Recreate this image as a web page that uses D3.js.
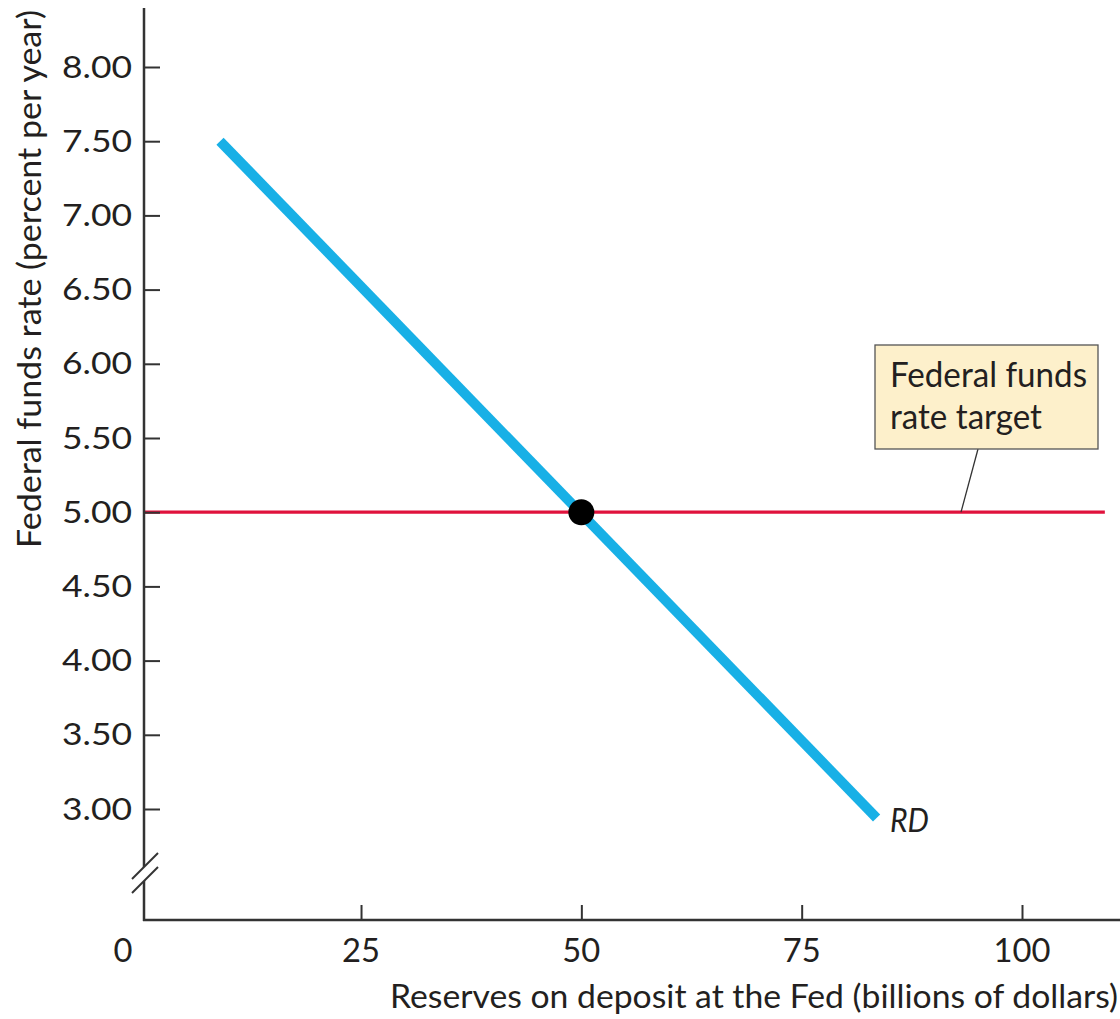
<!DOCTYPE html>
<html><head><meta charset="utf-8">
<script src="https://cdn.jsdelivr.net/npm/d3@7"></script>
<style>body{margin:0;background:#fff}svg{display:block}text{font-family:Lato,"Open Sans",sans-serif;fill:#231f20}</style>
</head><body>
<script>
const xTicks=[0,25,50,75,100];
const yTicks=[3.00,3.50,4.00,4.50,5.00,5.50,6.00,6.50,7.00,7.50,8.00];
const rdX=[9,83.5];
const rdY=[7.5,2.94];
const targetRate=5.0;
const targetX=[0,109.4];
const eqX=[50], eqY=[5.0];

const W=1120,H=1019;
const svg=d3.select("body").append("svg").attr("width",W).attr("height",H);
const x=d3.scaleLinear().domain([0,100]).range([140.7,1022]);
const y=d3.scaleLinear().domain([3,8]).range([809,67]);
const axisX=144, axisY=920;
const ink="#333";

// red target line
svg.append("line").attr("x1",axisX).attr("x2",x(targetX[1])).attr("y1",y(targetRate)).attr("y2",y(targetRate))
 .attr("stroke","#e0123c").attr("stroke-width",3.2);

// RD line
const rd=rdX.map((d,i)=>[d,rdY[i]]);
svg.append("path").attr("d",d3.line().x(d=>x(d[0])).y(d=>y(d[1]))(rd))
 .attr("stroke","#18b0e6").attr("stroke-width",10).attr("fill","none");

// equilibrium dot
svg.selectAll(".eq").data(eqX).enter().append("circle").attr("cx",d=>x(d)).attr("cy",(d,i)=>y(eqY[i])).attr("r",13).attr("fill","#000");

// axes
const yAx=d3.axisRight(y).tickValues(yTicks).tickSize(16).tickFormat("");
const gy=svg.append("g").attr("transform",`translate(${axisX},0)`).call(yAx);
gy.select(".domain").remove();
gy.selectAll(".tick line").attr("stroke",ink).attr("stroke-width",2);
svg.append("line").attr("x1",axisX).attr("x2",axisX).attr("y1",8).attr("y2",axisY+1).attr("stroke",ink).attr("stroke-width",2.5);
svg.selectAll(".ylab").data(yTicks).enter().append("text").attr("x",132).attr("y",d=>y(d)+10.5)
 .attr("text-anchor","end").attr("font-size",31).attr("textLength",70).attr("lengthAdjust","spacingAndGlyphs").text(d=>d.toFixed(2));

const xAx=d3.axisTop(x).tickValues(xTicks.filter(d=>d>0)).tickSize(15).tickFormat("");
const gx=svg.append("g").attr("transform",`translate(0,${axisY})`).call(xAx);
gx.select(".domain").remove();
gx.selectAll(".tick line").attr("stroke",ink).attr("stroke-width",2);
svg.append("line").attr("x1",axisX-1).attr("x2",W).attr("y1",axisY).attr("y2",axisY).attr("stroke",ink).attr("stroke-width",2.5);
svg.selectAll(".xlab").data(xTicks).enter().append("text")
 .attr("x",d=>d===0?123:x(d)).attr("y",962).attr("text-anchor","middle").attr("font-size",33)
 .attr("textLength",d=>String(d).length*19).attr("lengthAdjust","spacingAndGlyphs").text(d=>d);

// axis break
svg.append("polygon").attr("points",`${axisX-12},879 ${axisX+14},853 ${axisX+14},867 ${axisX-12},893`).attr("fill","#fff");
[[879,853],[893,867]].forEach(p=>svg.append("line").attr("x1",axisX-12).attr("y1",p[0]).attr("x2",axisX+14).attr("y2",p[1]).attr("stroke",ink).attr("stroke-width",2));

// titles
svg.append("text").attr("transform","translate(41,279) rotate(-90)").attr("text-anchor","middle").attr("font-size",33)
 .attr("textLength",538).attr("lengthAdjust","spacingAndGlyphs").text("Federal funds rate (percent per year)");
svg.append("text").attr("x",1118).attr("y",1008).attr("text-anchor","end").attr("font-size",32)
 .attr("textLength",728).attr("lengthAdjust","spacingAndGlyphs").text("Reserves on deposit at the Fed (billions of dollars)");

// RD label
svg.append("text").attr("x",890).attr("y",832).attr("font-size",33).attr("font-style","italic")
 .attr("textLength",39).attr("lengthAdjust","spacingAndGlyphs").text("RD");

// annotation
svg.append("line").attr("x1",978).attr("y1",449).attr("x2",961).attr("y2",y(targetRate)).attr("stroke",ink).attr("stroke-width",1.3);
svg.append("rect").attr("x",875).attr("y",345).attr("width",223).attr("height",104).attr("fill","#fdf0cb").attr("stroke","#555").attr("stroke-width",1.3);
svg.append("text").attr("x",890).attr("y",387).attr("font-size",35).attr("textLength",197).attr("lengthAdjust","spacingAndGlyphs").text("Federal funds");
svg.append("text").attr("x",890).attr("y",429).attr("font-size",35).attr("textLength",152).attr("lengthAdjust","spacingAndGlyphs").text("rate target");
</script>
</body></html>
+ + + + +
**Instructions to follow:** Skip the pictures and restate exactly the lines from the beginning of the listing to the line with "const eqX=[50], eqY=[5.0];", that line included.

**Solution for this task:**
Recreate this image as a web page that uses D3.js.
<!DOCTYPE html>
<html><head><meta charset="utf-8">
<script src="https://cdn.jsdelivr.net/npm/d3@7"></script>
<style>body{margin:0;background:#fff}svg{display:block}text{font-family:Lato,"Open Sans",sans-serif;fill:#231f20}</style>
</head><body>
<script>
const xTicks=[0,25,50,75,100];
const yTicks=[3.00,3.50,4.00,4.50,5.00,5.50,6.00,6.50,7.00,7.50,8.00];
const rdX=[9,83.5];
const rdY=[7.5,2.94];
const targetRate=5.0;
const targetX=[0,109.4];
const eqX=[50], eqY=[5.0];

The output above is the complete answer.